Problem to solve -
Can you find the lines of the listing that include "matplotlib" and copy every one?

Exercise inputs -
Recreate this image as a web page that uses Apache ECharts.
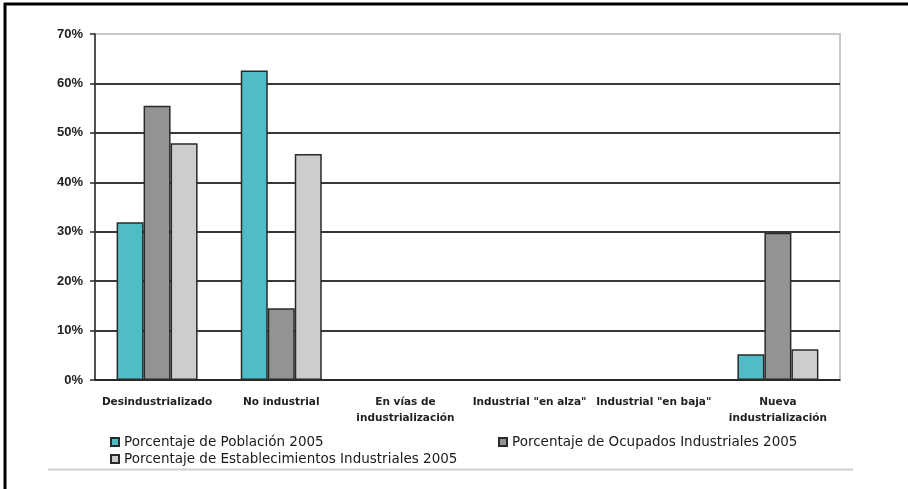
<!DOCTYPE html>
<html>
<head>
<meta charset="utf-8">
<script src="https://cdn.jsdelivr.net/npm/echarts@6/dist/echarts.min.js"></script>
<style>
  html, body { margin: 0; padding: 0; background: #fff; }
  #chart { width: 908px; height: 489px; }
</style>
</head>
<body>
<div id="chart"></div>
<script>
const categories = [
  'Desindustrializado',
  'No industrial',
  'En vías de\nindustrialización',
  'Industrial "en alza"',
  'Industrial "en baja"',
  'Nueva\nindustrialización'
];
const seriesNames = [
  'Porcentaje de Población 2005',
  'Porcentaje de Ocupados Industriales 2005',
  'Porcentaje de Establecimientos Industriales 2005'
];
const poblacion = [31.9, 62.6, 0, 0, 0, 5.2];
const ocupados = [55.5, 14.5, 0, 0, 0, 29.8];
const establecimientos = [47.9, 45.7, 0, 0, 0, 6.2];
const colors = ['#50bcc6', '#939393', '#cdcdcd'];

const chart = echarts.init(document.getElementById('chart'));

const barStyle = (color) => ({
  color: color,
  borderColor: '#2a2a2a',
  borderWidth: 1.5
});

const legendText = {
  fontFamily: 'DejaVu Sans',
  fontSize: 13.5,
  color: '#1a1a1a'
};

const makeLegend = (name, left, top) => ({
  left: left,
  top: top,
  padding: 0,
  itemWidth: 8,
  itemHeight: 8,
  itemGap: 0,
  icon: 'rect',
  selectedMode: false,
  textStyle: legendText,
  data: [name]
});

chart.setOption({
  animation: false,
  grid: {
    left: 95,
    top: 34,
    right: 68,
    bottom: 109,
    show: true,
    borderColor: '#c8c8c8',
    borderWidth: 2
  },
  legend: [
    makeLegend(seriesNames[0], 110, 435),
    makeLegend(seriesNames[1], 498, 435),
    makeLegend(seriesNames[2], 110, 452)
  ],
  xAxis: {
    type: 'category',
    data: categories,
    axisLine: { lineStyle: { color: '#2a2a2a', width: 1.5 } },
    axisTick: { length: 5, lineStyle: { color: '#2a2a2a', width: 1.5 } },
    axisLabel: {
      interval: 0,
      margin: 14,
      fontFamily: 'DejaVu Sans',
      fontWeight: 'bold',
      fontSize: 10.5,
      lineHeight: 16,
      color: '#222'
    }
  },
  yAxis: {
    type: 'value',
    min: 0,
    max: 70,
    interval: 10,
    axisLine: { show: true, lineStyle: { color: '#2a2a2a', width: 1.5 } },
    axisTick: { show: true, length: 5, lineStyle: { color: '#2a2a2a', width: 1.5 } },
    axisLabel: {
      margin: 12,
      formatter: '{value}%',
      fontFamily: 'Liberation Sans',
      fontWeight: 'bold',
      fontSize: 13,
      color: '#222'
    },
    splitLine: {
      lineStyle: {
        color: ['#2a2a2a', '#383838', '#383838', '#383838', '#383838', '#383838', '#383838', '#c8c8c8'],
        width: 2
      }
    }
  },
  series: [
    { name: seriesNames[0], type: 'bar', data: poblacion, barWidth: 27, barGap: '0%', itemStyle: barStyle(colors[0]) },
    { name: seriesNames[1], type: 'bar', data: ocupados, barWidth: 27, barGap: '0%', itemStyle: barStyle(colors[1]) },
    { name: seriesNames[2], type: 'bar', data: establecimientos, barWidth: 27, barGap: '0%', itemStyle: barStyle(colors[2]) }
  ],
  graphic: [
    { type: 'line', shape: { x1: 5, y1: 3, x2: 5, y2: 489 }, style: { stroke: '#000', lineWidth: 3 } },
    { type: 'line', shape: { x1: 4, y1: 4, x2: 908, y2: 4 }, style: { stroke: '#000', lineWidth: 3 } },
    { type: 'line', shape: { x1: 48, y1: 469.5, x2: 853, y2: 469.5 }, style: { stroke: '#cfcfcf', lineWidth: 2 } }
  ]
});
</script>
</body>
</html>
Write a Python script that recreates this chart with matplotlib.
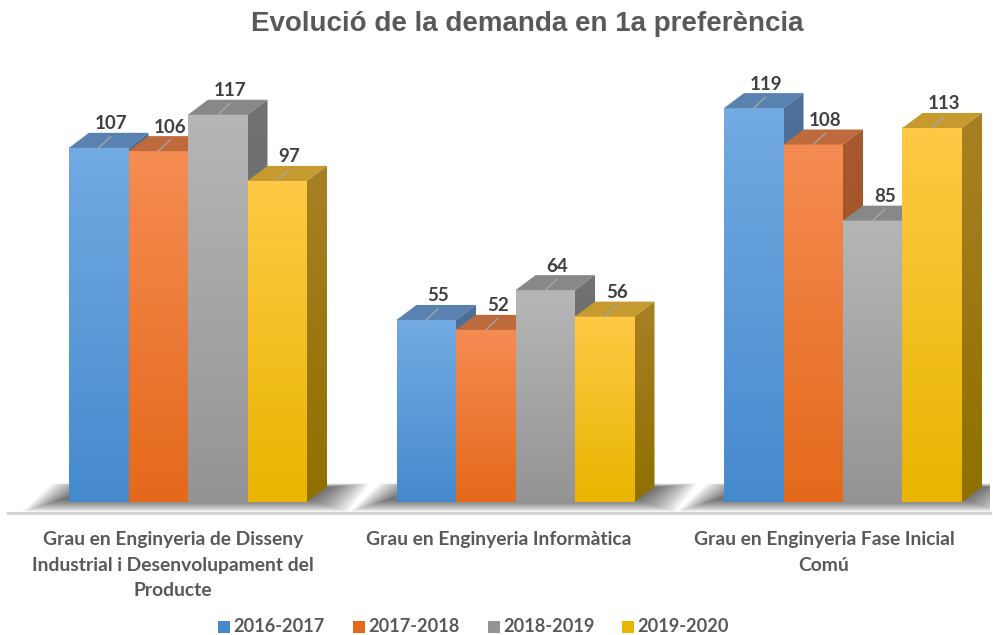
import numpy as np
import matplotlib
matplotlib.use('Agg')
import matplotlib.pyplot as plt
from matplotlib.patches import Polygon, Rectangle
from matplotlib.colors import to_rgb

# dades
categories = ['Grau en Enginyeria de Disseny\nIndustrial i Desenvolupament del\nProducte',
              'Grau en Enginyeria Informàtica',
              'Grau en Enginyeria Fase Inicial\nComú']
series = ['2016-2017', '2017-2018', '2018-2019', '2019-2020']
v_1617 = [107, 55, 119]
v_1718 = [106, 52, 108]
v_1819 = [117, 64, 85]
v_1920 = [97, 56, 113]
values = [v_1617, v_1718, v_1819, v_1920]

# colors: (front top, front bottom, top face, side top, side bottom)
colors = [
    ('#72AAE2', '#468ACE', '#5A82B0', '#4E7098', '#3C6A9E'),
    ('#F58C52', '#E4691B', '#BE6A3C', '#A8592E', '#9A4E1E'),
    ('#B6B6B6', '#949494', '#888888', '#727272', '#666666'),
    ('#FFC945', '#E9B500', '#C59A2E', '#A88024', '#8F7000'),
]
text_col = '#595959'
lbl_col = '#404040'

W, H = 993, 635
fig = plt.figure(figsize=(W / 100, H / 100), dpi=100)
ax = fig.add_axes([8 / W, (H - 514) / H, 982 / W, (514 - 40) / H])

px_x = 1 / 327.5          # data units per pixel (x)
px_y = 1 / 3.31           # data units per pixel (y)
w = 59.5 * px_x
dx = 20 * px_x
dy = 15 * px_y


def grad(c1, c2, n=64):
    a, b = np.array(to_rgb(c1)), np.array(to_rgb(c2))
    t = np.linspace(0, 1, n)[:, None]
    return (a * (1 - t) + b * t)[:, None, :]


# ombres sota cada grup
for g in range(len(categories)):
    x0 = g - 2 * w
    x1 = g + 2 * w
    for k in range(14):
        ex = k * 2.8 * px_x
        ey = k * 0.9 * px_y
        poly = [(x0 - ex - 10 * px_x, -ey + 2 * px_y), (x0 + dx - ex, dy + ey * 0.3),
                (x1 + dx + ex + 6 * px_x, dy + ey * 0.3), (x1 + ex + 4 * px_x, -ey + 2 * px_y)]
        ax.add_patch(Polygon(poly, closed=True, facecolor='black', alpha=0.05,
                             edgecolor='none', zorder=1))

# barres
for g in range(len(categories)):
    for i, s in enumerate(series):
        v = values[i][g]
        c = colors[i]
        x0 = g + (i - 2) * w
        x1 = x0 + w
        z = 2 + i * 0.1
        ax.imshow(grad(c[0], c[1]), extent=(x0, x1, 0, v), aspect='auto',
                  interpolation='bilinear', zorder=z)
        top = [(x0, v), (x0 + dx, v + dy), (x1 + dx, v + dy), (x1, v)]
        ax.add_patch(Polygon(top, closed=True, facecolor=c[2], edgecolor='none', zorder=z + 0.01))
        side = [(x1, 0), (x1, v), (x1 + dx, v + dy), (x1 + dx, dy)]
        sp = Polygon(side, closed=True, facecolor='none', edgecolor='none', zorder=z + 0.01)
        ax.add_patch(sp)
        im = ax.imshow(grad(c[3], c[4]), extent=(x1, x1 + dx, 0, v + dy), aspect='auto',
                       interpolation='bilinear', zorder=z + 0.01)
        im.set_clip_path(sp)
        xc = (x0 + x1) / 2
        ax.plot([xc, xc + dx * 0.6], [v, v + dy * 0.75], color='#a6a6a6', lw=1, zorder=z + 0.02)
        ax.text(xc + dx / 2 + 2 * px_x, v + dy + 9 * px_y, str(v), ha='center', va='center',
                fontsize=13.5, fontweight='bold', color=lbl_col, family='Lato', zorder=5)

ax.set_xlim((8 - 188) * px_x, (990 - 188) * px_x)
ax.set_ylim(-12 * px_y, (502 - 40) * px_y)
ax.axis('off')

# línia de l'eix
fig.add_artist(plt.Line2D([8 / W, 990 / W], [(H - 513) / H] * 2, color='#d6d6d6', lw=2.2))

# etiquetes de categoria
for g, cat in enumerate(categories):
    xf = (188 - 15 + g * 325.5) / W
    fig.text(xf, (H - 531) / H, cat, ha='center', va='top', fontsize=13.9,
             fontweight='bold', color=text_col, family='Lato', linespacing=1.62)

# títol
fig.text(527 / W, (H - 24) / H, 'Evolució de la demanda en 1a preferència', ha='center',
         va='center', fontsize=20, fontweight='bold', color=text_col, family='Liberation Sans')

# llegenda
leg_x = [218, 353, 488, 622]
for i, s in enumerate(series):
    fig.patches.append(Rectangle((leg_x[i] / W, (H - 633) / H), 12 / W, 12 / H,
                                 transform=fig.transFigure, facecolor=colors[i][1],
                                 edgecolor='none'))
    fig.text((leg_x[i] + 15) / W, (H - 627) / H, s, ha='left', va='center', fontsize=13.1,
             fontweight='bold', color=text_col, family='Lato')

fig.savefig('out.png', dpi=100)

Written answer -
Write a Python script that recreates this chart with matplotlib.
import matplotlib
matplotlib.use('Agg')
import matplotlib.pyplot as plt
from matplotlib.patches import Polygon, Rectangle
from matplotlib.colors import to_rgb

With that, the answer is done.